> [Task objective]
Return every line below as is, leaving out the pictures.

> [Supplied information]
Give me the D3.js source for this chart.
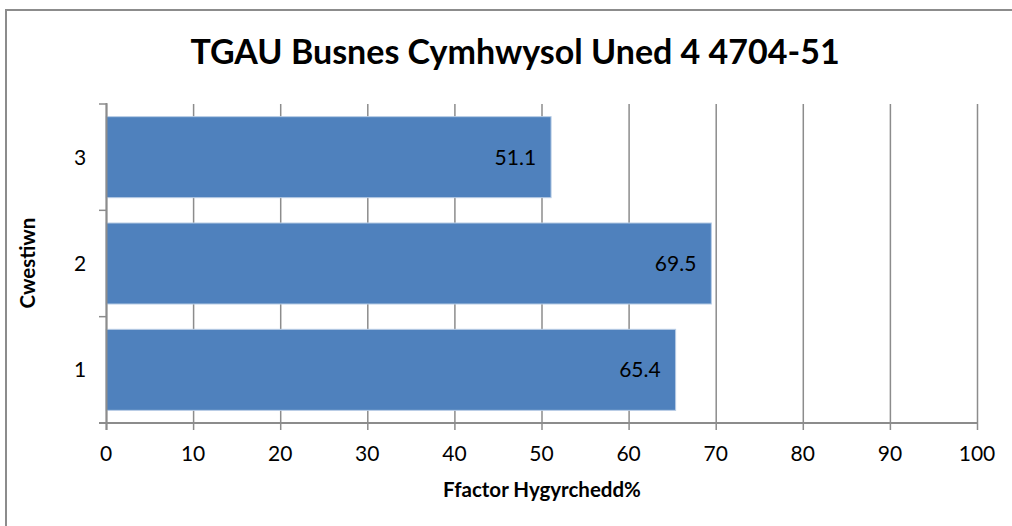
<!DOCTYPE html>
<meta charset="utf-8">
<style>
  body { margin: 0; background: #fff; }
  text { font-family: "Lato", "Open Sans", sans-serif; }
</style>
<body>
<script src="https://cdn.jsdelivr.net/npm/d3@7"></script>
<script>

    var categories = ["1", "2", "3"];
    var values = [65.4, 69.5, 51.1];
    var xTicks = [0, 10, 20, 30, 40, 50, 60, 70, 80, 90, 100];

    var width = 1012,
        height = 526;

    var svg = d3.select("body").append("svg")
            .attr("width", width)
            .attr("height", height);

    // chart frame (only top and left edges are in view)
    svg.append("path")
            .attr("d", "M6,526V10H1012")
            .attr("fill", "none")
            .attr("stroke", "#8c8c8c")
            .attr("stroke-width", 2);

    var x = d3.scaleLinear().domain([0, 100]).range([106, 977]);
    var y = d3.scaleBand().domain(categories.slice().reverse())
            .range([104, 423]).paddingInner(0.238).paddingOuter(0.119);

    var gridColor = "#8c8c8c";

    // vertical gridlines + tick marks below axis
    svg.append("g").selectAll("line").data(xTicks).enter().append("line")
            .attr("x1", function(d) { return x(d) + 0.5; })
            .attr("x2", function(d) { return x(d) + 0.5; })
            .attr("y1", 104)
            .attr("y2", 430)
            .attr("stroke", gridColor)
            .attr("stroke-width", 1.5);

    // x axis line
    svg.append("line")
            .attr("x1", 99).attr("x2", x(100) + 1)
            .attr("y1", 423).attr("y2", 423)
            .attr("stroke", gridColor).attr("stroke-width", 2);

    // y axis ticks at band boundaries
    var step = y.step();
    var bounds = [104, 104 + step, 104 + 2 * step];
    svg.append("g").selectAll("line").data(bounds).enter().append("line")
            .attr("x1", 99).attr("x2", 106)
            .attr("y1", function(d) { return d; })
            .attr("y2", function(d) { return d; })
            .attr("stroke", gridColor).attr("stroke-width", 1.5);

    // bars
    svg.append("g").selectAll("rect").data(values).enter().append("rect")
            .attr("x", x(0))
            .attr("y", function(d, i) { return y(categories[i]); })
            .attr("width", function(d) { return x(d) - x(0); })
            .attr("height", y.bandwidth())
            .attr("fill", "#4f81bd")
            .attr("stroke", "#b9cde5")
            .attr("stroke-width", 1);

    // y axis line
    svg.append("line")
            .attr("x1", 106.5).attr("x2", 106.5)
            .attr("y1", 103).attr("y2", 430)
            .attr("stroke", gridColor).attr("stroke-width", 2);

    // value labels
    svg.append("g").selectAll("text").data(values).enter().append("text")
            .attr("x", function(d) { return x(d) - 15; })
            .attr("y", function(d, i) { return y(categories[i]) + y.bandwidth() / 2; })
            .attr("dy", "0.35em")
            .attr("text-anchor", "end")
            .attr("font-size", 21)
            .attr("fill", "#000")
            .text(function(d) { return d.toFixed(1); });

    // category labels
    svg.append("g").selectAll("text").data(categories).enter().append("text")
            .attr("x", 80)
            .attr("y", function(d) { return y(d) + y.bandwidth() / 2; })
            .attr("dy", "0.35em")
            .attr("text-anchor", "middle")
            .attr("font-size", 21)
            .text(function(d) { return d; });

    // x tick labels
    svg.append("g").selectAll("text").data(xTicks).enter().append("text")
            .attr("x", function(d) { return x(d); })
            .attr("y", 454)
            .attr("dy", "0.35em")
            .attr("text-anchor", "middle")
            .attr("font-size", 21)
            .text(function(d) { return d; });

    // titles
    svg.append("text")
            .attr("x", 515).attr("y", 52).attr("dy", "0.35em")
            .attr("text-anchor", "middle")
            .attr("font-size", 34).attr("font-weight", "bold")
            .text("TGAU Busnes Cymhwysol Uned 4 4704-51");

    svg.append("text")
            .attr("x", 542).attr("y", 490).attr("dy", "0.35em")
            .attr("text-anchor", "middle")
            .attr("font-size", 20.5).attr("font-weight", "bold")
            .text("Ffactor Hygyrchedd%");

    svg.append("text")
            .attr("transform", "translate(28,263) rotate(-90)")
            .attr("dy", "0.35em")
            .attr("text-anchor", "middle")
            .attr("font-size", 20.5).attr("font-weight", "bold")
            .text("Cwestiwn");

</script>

> [Answer to the exercise]
Give me the D3.js source for this chart.
<!DOCTYPE html>
<meta charset="utf-8">
<style>
  body { margin: 0; background: #fff; }
  text { font-family: "Lato", "Open Sans", sans-serif; }
</style>
<body>
<script src="https://cdn.jsdelivr.net/npm/d3@7"></script>
<script>

    var categories = ["1", "2", "3"];
    var values = [65.4, 69.5, 51.1];
    var xTicks = [0, 10, 20, 30, 40, 50, 60, 70, 80, 90, 100];

    var width = 1012,
        height = 526;

    var svg = d3.select("body").append("svg")
            .attr("width", width)
            .attr("height", height);

    // chart frame (only top and left edges are in view)
    svg.append("path")
            .attr("d", "M6,526V10H1012")
            .attr("fill", "none")
            .attr("stroke", "#8c8c8c")
            .attr("stroke-width", 2);

    var x = d3.scaleLinear().domain([0, 100]).range([106, 977]);
    var y = d3.scaleBand().domain(categories.slice().reverse())
            .range([104, 423]).paddingInner(0.238).paddingOuter(0.119);

    var gridColor = "#8c8c8c";

    // vertical gridlines + tick marks below axis
    svg.append("g").selectAll("line").data(xTicks).enter().append("line")
            .attr("x1", function(d) { return x(d) + 0.5; })
            .attr("x2", function(d) { return x(d) + 0.5; })
            .attr("y1", 104)
            .attr("y2", 430)
            .attr("stroke", gridColor)
            .attr("stroke-width", 1.5);

    // x axis line
    svg.append("line")
            .attr("x1", 99).attr("x2", x(100) + 1)
            .attr("y1", 423).attr("y2", 423)
            .attr("stroke", gridColor).attr("stroke-width", 2);

    // y axis ticks at band boundaries
    var step = y.step();
    var bounds = [104, 104 + step, 104 + 2 * step];
    svg.append("g").selectAll("line").data(bounds).enter().append("line")
            .attr("x1", 99).attr("x2", 106)
            .attr("y1", function(d) { return d; })
            .attr("y2", function(d) { return d; })
            .attr("stroke", gridColor).attr("stroke-width", 1.5);

    // bars
    svg.append("g").selectAll("rect").data(values).enter().append("rect")
            .attr("x", x(0))
            .attr("y", function(d, i) { return y(categories[i]); })
            .attr("width", function(d) { return x(d) - x(0); })
            .attr("height", y.bandwidth())
            .attr("fill", "#4f81bd")
            .attr("stroke", "#b9cde5")
            .attr("stroke-width", 1);

    // y axis line
    svg.append("line")
            .attr("x1", 106.5).attr("x2", 106.5)
            .attr("y1", 103).attr("y2", 430)
            .attr("stroke", gridColor).attr("stroke-width", 2);

    // value labels
    svg.append("g").selectAll("text").data(values).enter().append("text")
            .attr("x", function(d) { return x(d) - 15; })
            .attr("y", function(d, i) { return y(categories[i]) + y.bandwidth() / 2; })
            .attr("dy", "0.35em")
            .attr("text-anchor", "end")
            .attr("font-size", 21)
            .attr("fill", "#000")
            .text(function(d) { return d.toFixed(1); });

    // category labels
    svg.append("g").selectAll("text").data(categories).enter().append("text")
            .attr("x", 80)
            .attr("y", function(d) { return y(d) + y.bandwidth() / 2; })
            .attr("dy", "0.35em")
            .attr("text-anchor", "middle")
            .attr("font-size", 21)
            .text(function(d) { return d; });

    // x tick labels
    svg.append("g").selectAll("text").data(xTicks).enter().append("text")
            .attr("x", function(d) { return x(d); })
            .attr("y", 454)
            .attr("dy", "0.35em")
            .attr("text-anchor", "middle")
            .attr("font-size", 21)
            .text(function(d) { return d; });

    // titles
    svg.append("text")
            .attr("x", 515).attr("y", 52).attr("dy", "0.35em")
            .attr("text-anchor", "middle")
            .attr("font-size", 34).attr("font-weight", "bold")
            .text("TGAU Busnes Cymhwysol Uned 4 4704-51");

    svg.append("text")
            .attr("x", 542).attr("y", 490).attr("dy", "0.35em")
            .attr("text-anchor", "middle")
            .attr("font-size", 20.5).attr("font-weight", "bold")
            .text("Ffactor Hygyrchedd%");

    svg.append("text")
            .attr("transform", "translate(28,263) rotate(-90)")
            .attr("dy", "0.35em")
            .attr("text-anchor", "middle")
            .attr("font-size", 20.5).attr("font-weight", "bold")
            .text("Cwestiwn");

</script>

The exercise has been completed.